The two strip bare the album’s eleven tunes, infusing their basic shapes with urgency and energy, and in a few cases add vocals that are as raw and natural as the fiddle music itself. Intent on retaining the integrity of Norwegian folk music, the Kjorstads favour unpolished tonalities in place of the refined string sound associated with the classical European music tradition. The songs themselves aren’t recent compositions by the brothers but rather tunes played by a number of early Norwegian musicians, such as Heidal fiddlers Hans Slettmo (1825-1895) and Christian Reiremo (1804-1883), and preserved by figures such as Kristian P. Åsmundstad and Dr. Ole Mørk Sandvik.

“Guri” sees one brother’s rapid plucks paired with the bowed, vocal-like cry of the other, the music earthy and rhythmically driven. A droning quality emerges within the music that lends the material a mournful undercurrent, while a sweeter dance style emerges in “Springleik Etter Iver Storodden / Svasshøle II.” Reinforcing the chug of the fiddle melodies in “Halling Etter Redvald Fjellhammer,” its title a reference to Redvald Fjellhammer (1915–1990) from Øverbygda in SørFron (the southern part of Fron), is the rhythmic twang of what sounds like a Jaw’s harp. With the brothers chanting the words, “Så Lokka E Over Den Myra” drones with a powerful rustic insistence, the combination of vocals and strings almost hypnotic. As old as the tunes are, one imagines they could be clothed in more modern garb without much difficulty. “Filefjelleiken,” for example, grinds with a rhythmic purpose that suggests it could be translated into electronic form or even, strange as it might sound, some variation of heavy metal. 

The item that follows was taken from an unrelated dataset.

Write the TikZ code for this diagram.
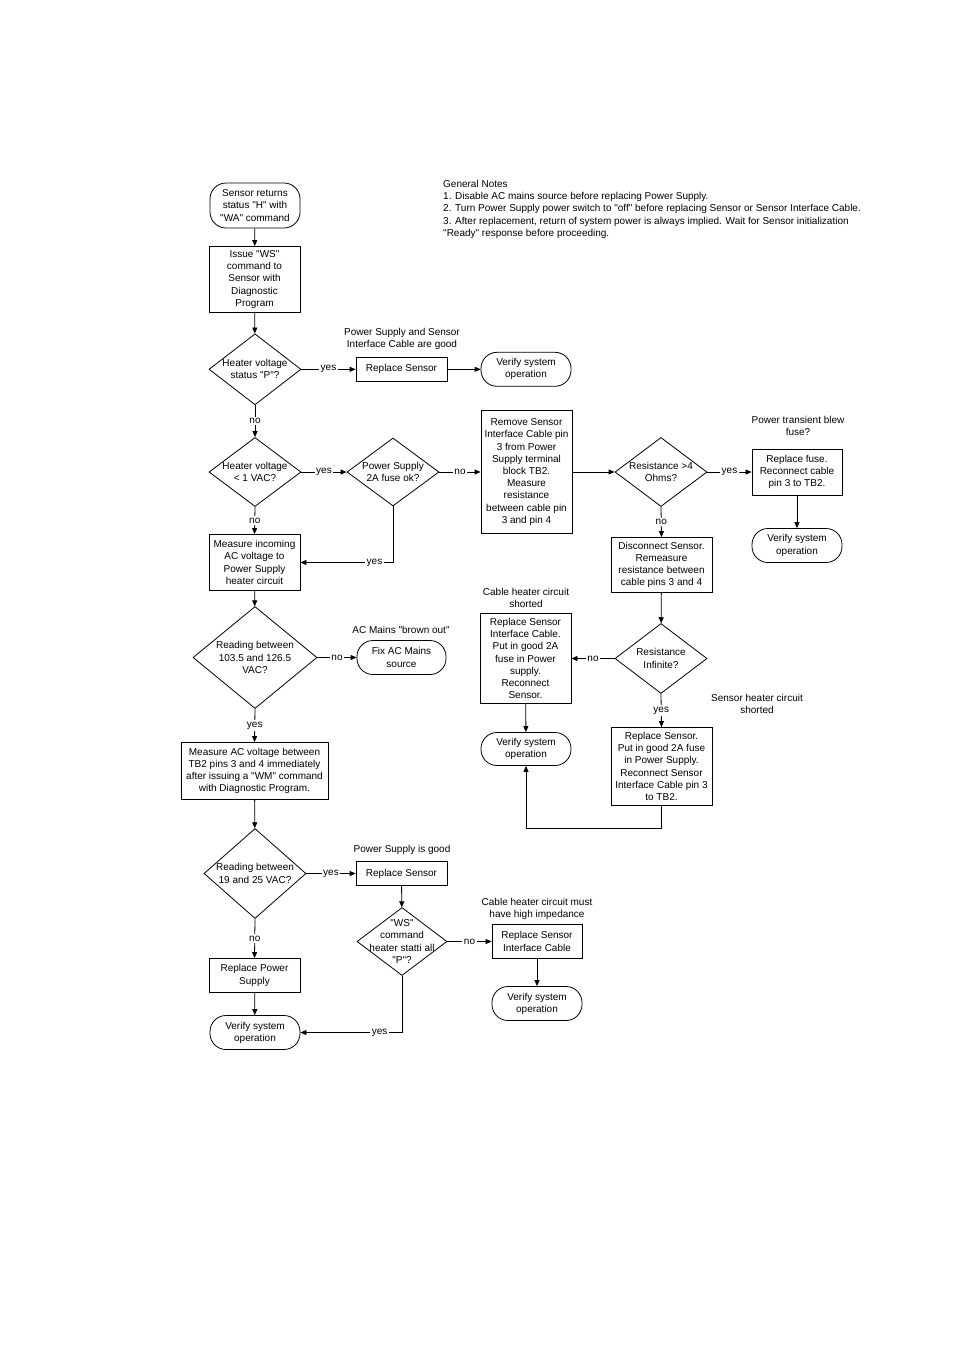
\documentclass[tikz,border=0pt]{standalone}
\usepackage{fontspec}
\setmainfont{Liberation Sans}[Ligatures=TeXOff]
\usetikzlibrary{shapes.geometric,arrows.meta,calc}
\begin{document}
\begin{tikzpicture}[x=1pt,y=-1pt,
  every node/.style={font=\fontsize{10}{12.2}\selectfont, inner sep=0pt},
  box/.style={draw, line width=0.8pt, align=center},
  term/.style={draw, line width=0.8pt, rounded corners=16pt, align=center},
  dia/.style={draw, diamond, line width=0.8pt},
  diatext/.style={align=center},
  arr/.style={line width=0.8pt, -{Triangle[length=6pt,width=5pt]}},
  con/.style={line width=0.8pt},
  lab/.style={fill=white, inner sep=1.5pt},
  note/.style={align=center}
]
\useasboundingbox[fill=white] (0,0) rectangle (954,1350);

% notes
\node[align=left, anchor=north west] (notes) at (443,180) {General Notes\\
1. Disable AC mains source before replacing Power Supply.\\
2. Turn Power Supply power switch to "off" before replacing Sensor or Sensor Interface Cable.\\
3. After replacement, return of system power is always implied. Wait for Sensor initialization\\
"Ready" response before proceeding.};

% left column
\node[term, minimum width=90, minimum height=45] (start) at (255,205.5) {Sensor returns\\status "H" with\\"WA" command};
\node[box, minimum width=91, minimum height=66] (b1) at (254.5,279.5) {Issue "WS"\\command to\\Sensor with\\Diagnostic\\Program};
\node[dia, minimum width=92, minimum height=71] (d1) at (255,369.3) {};
\node[diatext] (d1t) at (d1.center) {Heater voltage\\status "P"?};
\node[box, minimum width=91, minimum height=24] (rs1) at (401.5,369.3) {Replace Sensor};
\node[note] (lab1) at (402,339) {Power Supply and Sensor\\Interface Cable are good};
\node[term, minimum width=90, minimum height=34] (v1) at (526,369.3) {Verify system\\operation};

\node[dia, minimum width=92, minimum height=69] (d2) at (255,472) {};
\node[diatext] (d2t) at (d2.center) {Heater voltage\\< 1 VAC?};
\node[dia, minimum width=92, minimum height=68] (d3) at (393,472) {};
\node[diatext] (d3t) at (d3.center) {Power Supply\\2A fuse ok?};
\node[box, minimum width=91, minimum height=123] (rem) at (526.5,472) {Remove Sensor\\Interface Cable pin\\3 from Power\\Supply terminal\\block TB2.\\Measure\\resistance\\between cable pin\\3 and pin 4};
\node[dia, minimum width=92, minimum height=69] (d4) at (661,472) {};
\node[diatext] (d4t) at (d4.center) {Resistance >4\\Ohms?};
\node[box, minimum width=90, minimum height=46] (fuse) at (797,472) {Replace fuse.\\Reconnect cable\\pin 3 to TB2.};
\node[note] (lab2) at (798,426) {Power transient blew\\fuse?};
\node[term, minimum width=90, minimum height=34] (v2) at (797,545.5) {Verify system\\operation};

\node[box, minimum width=101, minimum height=55] (disc) at (661.5,565) {Disconnect Sensor.\\Remeasure\\resistance between\\cable pins 3 and 4};
\node[dia, minimum width=92, minimum height=70] (d5) at (661,658.5) {};
\node[diatext] (d5t) at (d5.center) {Resistance\\Infinite?};
\node[box, minimum width=91, minimum height=90] (rsic) at (525.5,658.5) {Replace Sensor\\Interface Cable.\\Put in good 2A\\fuse in Power\\supply.\\Reconnect\\Sensor.};
\node[note] (lab3) at (526,598) {Cable heater circuit\\shorted};
\node[term, minimum width=90, minimum height=33] (v3) at (526,749) {Verify system\\operation};
\node[note] (lab4) at (757,704) {Sensor heater circuit\\shorted};
\node[box, minimum width=101, minimum height=78] (rs2) at (661.5,766.5) {Replace Sensor.\\Put in good 2A fuse\\in Power Supply.\\Reconnect Sensor\\Interface Cable pin 3\\to TB2.};

\node[box, minimum width=91, minimum height=56] (meas) at (254.5,562.5) {Measure incoming\\AC voltage to\\Power Supply\\heater circuit};
\node[dia, minimum width=124, minimum height=102] (d6) at (255,657.5) {};
\node[diatext] (d6t) at (d6.center) {Reading between\\103.5 and 126.5\\VAC?};
\node[term, minimum width=89, minimum height=34] (fix) at (401.5,657.5) {Fix AC Mains\\source};
\node[note] (lab5) at (401,630) {AC Mains "brown out"};
\node[box, minimum width=147, minimum height=57] (meas2) at (254.5,771) {Measure AC voltage between\\TB2 pins 3 and 4 immediately\\after issuing a "WM" command\\with Diagnostic Program.};
\node[dia, minimum width=102, minimum height=90] (d7) at (255,873.5) {};
\node[diatext] (d7t) at (d7.center) {Reading between\\19 and 25 VAC?};
\node[box, minimum width=91, minimum height=24] (rs3) at (401.5,873.5) {Replace Sensor};
\node[note] (lab6) at (402,850) {Power Supply is good};
\node[dia, minimum width=90, minimum height=68] (d8) at (402,941.5) {};
\node[diatext] (d8t) at (d8.center) {"WS"\\command\\heater statti all\\"P"?};
\node[box, minimum width=90, minimum height=34] (rsic2) at (537,941.5) {Replace Sensor\\Interface Cable};
\node[note] (lab7) at (537,909) {Cable heater circuit must\\have high impedance};
\node[term, minimum width=90, minimum height=34] (v4) at (537,1003.5) {Verify system\\operation};
\node[box, minimum width=91, minimum height=34] (rps) at (254.5,975.5) {Replace Power\\Supply};
\node[term, minimum width=90, minimum height=34] (v5) at (255,1032.5) {Verify system\\operation};

% connectors
\draw[arr] (start) -- (b1);
\draw[arr] (b1) -- (d1);
\draw[arr] (d1.east) -- node[lab]{yes} (rs1.west);
\draw[arr] (rs1) -- (v1);
\draw[arr] (d1.south) -- node[lab]{no} (d2.north);
\draw[arr] (d2.east) -- node[lab]{yes} (d3.west);
\draw[arr] (d3.east) -- node[lab]{no} (rem.west);
\draw[arr] (rem.east) -- (d4.west);
\draw[arr] (d4.east) -- node[lab]{yes} (fuse.west);
\draw[arr] (fuse) -- (v2);
\draw[arr] (d4.south) -- node[lab]{no} (disc.north);
\draw[arr] (disc) -- (d5);
\draw[arr] (d5.west) -- node[lab]{no} (rsic.east);
\draw[arr] (rsic) -- (v3);
\draw[arr] (d5.south) -- node[lab]{yes} (rs2.north);
\draw[arr] (rs2.south) -- ++(0,22) -| (v3.south);
\draw[arr] (d3.south) |- node[lab, pos=0.6]{yes} (meas.east);
\draw[arr] (d2.south) -- node[lab]{no} (meas.north);
\draw[arr] (meas) -- (d6);
\draw[arr] (d6.east) -- node[lab]{no} (fix.west);
\draw[arr] (d6.south) -- node[lab]{yes} (meas2.north);
\draw[arr] (meas2) -- (d7);
\draw[arr] (d7.east) -- node[lab]{yes} (rs3.west);
\draw[arr] (rs3) -- (d8);
\draw[arr] (d8.east) -- node[lab]{no} (rsic2.west);
\draw[arr] (rsic2) -- (v4);
\draw[arr] (d7.south) -- node[lab]{no} (rps.north);
\draw[arr] (rps) -- (v5);
\draw[arr] (d8.south) |- node[lab, pos=0.61]{yes} (v5.east);
\end{tikzpicture}
\end{document}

At times suffused with longing, the tunes’ melodies tug at the heartstrings in a few places, whereas in others a light-hearted, jovial tone dominates. It’s almost impossible to imagine Pusinshi Ulla being presented in a formal conservatory hall; it’s much easier to visualize the Kjorstads serenading enraptured town residents at an old village pub. No matter how long ago it was written, a setting as rich in melody as “Melovitt” is as pleasurable to listen to today as it would have been 150 years ago.”